When the voice becomes the product

The AI logic demands that you write in ways that resemble what the model has already learned to recognise as “good writing.”

The paper uses the phrase hermeneutical ignorance: when the system cannot make sense of an experience because it has no framework for it. The model has not been trained on the Illustrated Weekly of India‘s best essays from the 1970s. It has not ingested the particular way a writer shaped by Telugu literary culture approaches an argument in English. It has not learned that certain kinds of indirection, what might be dismissed as “not getting to the point”, are rhetorical choices, rooted in a different speaker-audience relationship.

And so when an Indian writer uses these tools, the model corrects toward the only tradition it knows. American directness, informality and idiom.

Each pass of AI optimisation strips anything the model finds unusual. Anything genuinely local, individual, strange in the way that real voices are strange. The end draft is clean, professional, optimised. Also: stripped of voice.

What the paper gets right

The paper proposes epistemic justice as a design principle: asking, at every stage of the pipeline, whose ways of knowing are represented and whose have been written out. “Standard English” is not a neutral technical category. It is a cultural choice made by people in particular places. The losers are the writing traditions that never made it into the training data because they were not where the servers were.

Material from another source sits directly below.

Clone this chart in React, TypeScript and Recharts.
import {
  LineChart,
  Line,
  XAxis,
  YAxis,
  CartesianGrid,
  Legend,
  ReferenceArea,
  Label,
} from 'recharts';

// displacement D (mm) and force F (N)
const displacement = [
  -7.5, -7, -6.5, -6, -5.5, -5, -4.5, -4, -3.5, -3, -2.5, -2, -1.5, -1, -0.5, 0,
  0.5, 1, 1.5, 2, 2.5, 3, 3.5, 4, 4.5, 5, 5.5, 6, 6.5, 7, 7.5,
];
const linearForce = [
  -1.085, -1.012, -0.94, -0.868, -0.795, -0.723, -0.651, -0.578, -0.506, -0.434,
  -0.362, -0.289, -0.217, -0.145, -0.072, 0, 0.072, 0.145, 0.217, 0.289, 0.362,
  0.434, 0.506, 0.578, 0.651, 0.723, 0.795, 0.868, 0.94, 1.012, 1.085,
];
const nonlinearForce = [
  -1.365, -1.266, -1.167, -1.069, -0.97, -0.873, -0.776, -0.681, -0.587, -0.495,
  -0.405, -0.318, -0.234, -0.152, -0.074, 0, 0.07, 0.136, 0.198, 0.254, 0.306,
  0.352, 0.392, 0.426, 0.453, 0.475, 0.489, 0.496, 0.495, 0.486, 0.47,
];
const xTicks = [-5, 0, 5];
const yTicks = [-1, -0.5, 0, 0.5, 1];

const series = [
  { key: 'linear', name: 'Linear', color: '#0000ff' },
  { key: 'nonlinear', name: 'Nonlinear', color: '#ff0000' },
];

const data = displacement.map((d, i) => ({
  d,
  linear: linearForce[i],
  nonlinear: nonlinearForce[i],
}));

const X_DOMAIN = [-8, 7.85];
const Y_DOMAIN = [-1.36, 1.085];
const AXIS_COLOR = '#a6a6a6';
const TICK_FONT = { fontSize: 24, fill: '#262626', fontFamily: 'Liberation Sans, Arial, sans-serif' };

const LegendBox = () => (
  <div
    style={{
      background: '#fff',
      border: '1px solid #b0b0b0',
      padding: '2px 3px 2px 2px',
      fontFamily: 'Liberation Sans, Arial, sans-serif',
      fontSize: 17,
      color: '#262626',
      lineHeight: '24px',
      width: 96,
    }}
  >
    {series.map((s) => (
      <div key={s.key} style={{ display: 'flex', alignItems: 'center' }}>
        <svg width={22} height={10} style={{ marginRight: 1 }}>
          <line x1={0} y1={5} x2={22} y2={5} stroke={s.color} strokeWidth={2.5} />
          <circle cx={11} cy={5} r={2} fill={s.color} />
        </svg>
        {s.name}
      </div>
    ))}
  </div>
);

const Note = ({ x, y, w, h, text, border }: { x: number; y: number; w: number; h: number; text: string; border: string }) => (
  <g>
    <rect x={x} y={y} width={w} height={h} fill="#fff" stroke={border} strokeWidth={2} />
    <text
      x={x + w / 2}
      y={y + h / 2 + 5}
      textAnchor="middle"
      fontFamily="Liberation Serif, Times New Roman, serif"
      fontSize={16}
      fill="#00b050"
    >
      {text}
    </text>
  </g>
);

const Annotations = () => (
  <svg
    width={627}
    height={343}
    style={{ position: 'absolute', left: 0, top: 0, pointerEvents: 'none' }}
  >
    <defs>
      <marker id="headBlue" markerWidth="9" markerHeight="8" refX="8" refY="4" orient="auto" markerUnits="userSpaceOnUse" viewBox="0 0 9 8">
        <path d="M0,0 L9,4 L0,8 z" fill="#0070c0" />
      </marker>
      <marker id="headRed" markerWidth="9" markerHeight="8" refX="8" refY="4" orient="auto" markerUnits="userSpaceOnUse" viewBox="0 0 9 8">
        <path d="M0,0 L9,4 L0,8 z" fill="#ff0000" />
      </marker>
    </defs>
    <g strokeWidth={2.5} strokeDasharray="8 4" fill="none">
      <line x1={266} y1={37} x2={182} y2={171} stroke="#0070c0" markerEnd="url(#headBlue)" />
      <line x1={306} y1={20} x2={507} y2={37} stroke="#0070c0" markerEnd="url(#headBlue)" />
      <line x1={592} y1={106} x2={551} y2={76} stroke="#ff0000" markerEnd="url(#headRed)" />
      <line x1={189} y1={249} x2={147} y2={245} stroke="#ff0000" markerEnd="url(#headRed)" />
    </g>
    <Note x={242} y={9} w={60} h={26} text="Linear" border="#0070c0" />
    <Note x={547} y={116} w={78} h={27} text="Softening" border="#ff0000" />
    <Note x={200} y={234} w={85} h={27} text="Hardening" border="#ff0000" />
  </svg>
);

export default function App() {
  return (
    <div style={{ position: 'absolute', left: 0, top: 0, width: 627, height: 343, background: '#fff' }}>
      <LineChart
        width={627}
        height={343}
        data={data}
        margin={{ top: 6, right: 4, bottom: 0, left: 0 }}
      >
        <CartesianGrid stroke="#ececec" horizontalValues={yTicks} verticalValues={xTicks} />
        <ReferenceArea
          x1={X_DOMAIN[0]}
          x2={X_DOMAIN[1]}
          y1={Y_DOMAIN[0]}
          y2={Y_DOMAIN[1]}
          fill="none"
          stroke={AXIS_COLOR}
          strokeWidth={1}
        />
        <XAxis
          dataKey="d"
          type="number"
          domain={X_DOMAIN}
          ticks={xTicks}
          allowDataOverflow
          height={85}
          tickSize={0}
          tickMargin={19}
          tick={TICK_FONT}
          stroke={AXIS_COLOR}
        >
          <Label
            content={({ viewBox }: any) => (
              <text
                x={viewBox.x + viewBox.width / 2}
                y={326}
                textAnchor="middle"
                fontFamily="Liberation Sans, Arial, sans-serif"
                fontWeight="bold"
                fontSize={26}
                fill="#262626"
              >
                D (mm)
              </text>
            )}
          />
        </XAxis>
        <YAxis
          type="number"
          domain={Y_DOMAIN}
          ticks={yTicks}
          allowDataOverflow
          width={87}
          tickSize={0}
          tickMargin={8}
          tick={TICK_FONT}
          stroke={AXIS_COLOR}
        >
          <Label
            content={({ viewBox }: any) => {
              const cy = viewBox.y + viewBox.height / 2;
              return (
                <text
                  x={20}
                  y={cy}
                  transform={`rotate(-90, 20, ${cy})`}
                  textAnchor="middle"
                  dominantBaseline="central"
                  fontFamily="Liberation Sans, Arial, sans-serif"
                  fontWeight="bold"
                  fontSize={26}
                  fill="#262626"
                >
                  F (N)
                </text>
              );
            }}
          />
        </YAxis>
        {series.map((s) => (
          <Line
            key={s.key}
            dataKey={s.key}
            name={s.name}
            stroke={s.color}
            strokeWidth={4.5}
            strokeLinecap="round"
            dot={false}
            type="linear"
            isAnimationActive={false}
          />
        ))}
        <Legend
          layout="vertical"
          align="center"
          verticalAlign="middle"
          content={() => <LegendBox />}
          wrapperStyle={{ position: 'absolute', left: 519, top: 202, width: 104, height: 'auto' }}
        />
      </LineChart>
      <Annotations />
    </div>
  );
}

When a system makes certain voices illegible, it removes them from the conversation that shapes how a society thinks about itself. The Indian English literary tradition is not an academic concern. It is a form of collective knowledge. One that can be flagged as an anomaly by systems that were not built to hear it.

A parting note

Nick Cave said the model fast-tracks the commodification of the human spirit. He was right. But the specificity matters — it is not just the human spirit being commodified. It is the located spirit.

The spirit that belongs somewhere. It belongs when we liberally use “prepone”, a word that doesn’t exist in the dictionary. It belongs when people ask: “What’s your ‘good’ name?” instead of, “Whom do I have the privilege of meeting?”. It exists where literally every user of several languages I know leaves a house by saying, “I’ll be back” right at the doorstep, right when they’re actually leaving the place.

It belongs where many Telugu movies use ‘typical’ to imply non-typical things. When a character speaks of someone as a ‘typical’ fellow, they actually mean the person is an odd man out. It belongs when most Hindi movies used “by the by” when they meant “by the way”. It comes out when Mister is used as a pejorative for an arrogant person. It reveals itself through a convoluted form of respect while addressing someone as “sirjee”.

To AI, these are aberrations to be ironed out, oddities that need polish. But to an Indian, they provide a rich context and texture to the proceedings.

A machine that cannot tell the difference between the two will keep correcting us toward a version of ourselves that is cleaner, faster, and just a little less ours.

The machine has no coordinates. And no amount of productivity data changes that.